Bachelet tiene la obligación de sentar bases para comenzar a cambiar el cuadro, para satisfacer la demanda de la población. El desencanto es evidente, el hartazgo patente y las protestas están en las calles.

La presidenta electa propuso un programa de gobierno ambicioso, sin duda con la idea de desmontar el andamiaje que aún queda en pie de la dictadura. Es consciente de que el país necesita una nueva Constitución. La cuestión es si podrá.

La Constitución chilena exige determinadas mayorías cualificadas para la modificación de ciertas normas legales y para la reforma de la propia Carta Magna. Esos baremos constituyen los sietes cerrojos que la propia dictadura le puso al régimen político y económico pinochetista.

Bachelet ha propuesto una nueva ley fundamental, aunque no ha explicado cómo pretende abordarla, si mediante la reforma de la actual de 1980 de la dictadura, que ha sufrido en este tiempo quince enmiendas aunque ninguna sustantiva, o impulsando una constituyente, como le reclaman por la izquierda.

La presidenta electa podría abordar cambios que requieren de mayoría absoluta como la reforma tributaria, la creación de un sistema público de pensiones, la apertura de nuevas universidades estatales, el matrimonio entre personas del mismo sexo o la despenalización del aborto (con permiso de los democristianos).

El panorama parece favorable para lograr alianzas que permitan instaurar un sistema educativo al alcance de las grandes mayorías, en sustitución del modelo costoso para el alumnado, injusto y poco eficiente que dejó la dictadura,  o llevar a cabo una reforma laboral.

Pero los cambios constitucionales exigen mayorías que no reúnen los partidos aliados con Bachelet, un conglomerado que va desde la democracia cristiana a los comunistas.
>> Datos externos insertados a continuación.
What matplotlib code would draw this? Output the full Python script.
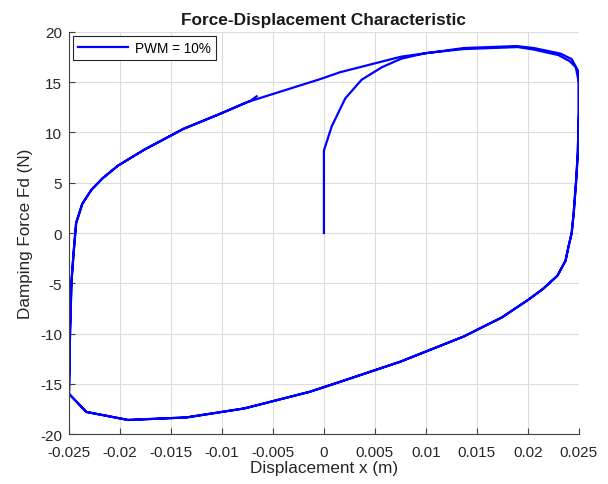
import matplotlib
matplotlib.use("Agg")
import matplotlib.pyplot as plt
import numpy as np

plt.rcParams['font.family'] = ['Liberation Sans', 'DejaVu Sans']
plt.rcParams['axes.unicode_minus'] = False

# initial transient from rest (x in m, force in N)
start_x = [0.0, 0.0, 0.00076, 0.0021, 0.0037, 0.0057, 0.0076, 0.0100, 0.0137,
           0.0190, 0.0206, 0.0230, 0.0241, 0.0247, 0.0250]
start_f = [0.0, 8.2, 10.6, 13.4, 15.25, 16.5, 17.35, 17.9, 18.3,
           18.5, 18.25, 17.7, 17.1, 16.5, 15.0]

# right edge down and lower branch (moving left)
down_x = [0.02500, 0.02490, 0.02475, 0.0245, 0.0243, 0.0240, 0.0237, 0.0229,
          0.0215, 0.0201, 0.01745, 0.0137, 0.0075, 0.0016, -0.0014, -0.0078,
          -0.0135, -0.0192, -0.0233, -0.0250]
down_f = [12.0, 8.0, 5.4, 2.0, 0.0, -1.3, -2.75, -4.25,
          -5.55, -6.6, -8.4, -10.3, -12.8, -14.8, -15.8, -17.45,
          -18.35, -18.6, -17.8, -16.0]

# left edge up and upper branch (moving right)
up_x = [-0.02490, -0.02476, -0.02456, -0.0243, -0.0237, -0.0228, -0.0217,
        -0.0202, -0.0176, -0.0138, -0.0102, -0.0076, -0.0004, 0.0016, 0.0076,
        0.0137, 0.0189, 0.0206, 0.0232, 0.0243, 0.0250, 0.0250]
up_f = [-10.0, -4.9, -2.1, 1.0, 2.9, 4.3, 5.45,
        6.7, 8.3, 10.35, 11.85, 13.0, 15.3, 16.0, 17.55,
        18.4, 18.6, 18.4, 17.85, 17.3, 16.0, 15.0]

# final points of the record
end_x = [-0.0072, -0.0066]
end_f = [13.15, 13.6]

n_up_last = 11  # last pass stops partway along the upper branch

x = np.concatenate([start_x, down_x, up_x, down_x, up_x[:n_up_last], end_x])
f = np.concatenate([start_f, down_f, up_f, down_f, up_f[:n_up_last], end_f])

fig = plt.figure(figsize=(6.08, 4.85), dpi=100)
ax = fig.add_axes([0.1135, 0.103, 0.8385, 0.829])
ax.plot(x, f, color='#0000FF', linewidth=1.6, label='PWM = 10%')

ax.set_xlim(-0.025, 0.025)
ax.set_ylim(-20, 20)
ax.set_xticks(np.arange(-0.025, 0.0251, 0.005))
ax.set_xticklabels(['-0.025', '-0.02', '-0.015', '-0.01', '-0.005', '0',
                    '0.005', '0.01', '0.015', '0.02', '0.025'])
ax.set_yticks(np.arange(-20, 21, 5))
ax.grid(True, color='#dcdcdc', linewidth=0.8)
ax.set_axisbelow(True)
for s in ['top', 'right']:
    ax.spines[s].set_visible(False)
for s in ['left', 'bottom']:
    ax.spines[s].set_color('#404040')
    ax.spines[s].set_linewidth(0.8)
ax.tick_params(direction='in', length=4, colors='#404040', labelcolor='#262626',
               labelsize=11)
ax.tick_params(axis='x', pad=8)
ax.tick_params(axis='y', pad=5)

ax.set_title('Force-Displacement Characteristic', fontsize=12.4, fontweight='bold',
             color='#1a1a1a', pad=6)
ax.set_xlabel('Displacement x (m)', fontsize=12.3, color='#262626', labelpad=0.5)
ax.set_ylabel('Damping Force Fd (N)', fontsize=12.3, color='#262626', labelpad=5)

leg = ax.legend(loc='upper left', fontsize=9.8, fancybox=False, framealpha=1,
                edgecolor='#262626', borderaxespad=0.3, handlelength=3.7,
                borderpad=0.35, handletextpad=0.5)
leg.get_frame().set_linewidth(0.8)

fig.savefig('out.png', dpi=100)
Meterle mano al tinglado constitucional pinochenista parece misión imposible.

Bachelet requeriría el apoyo de toda su bancada, la de los pocos parlamentarios independientes que hay y, sobre todo, convencer a algunos legisladores de la derecha, que sale de una de sus peores derrotas en las urnas pues perdió en el 95% de los distritos electorales y no supo aprovechar de cara a los comicios la ventaja de tener en la presidencia a uno de los suyos, el saliente mandatario Sebastián Piñera.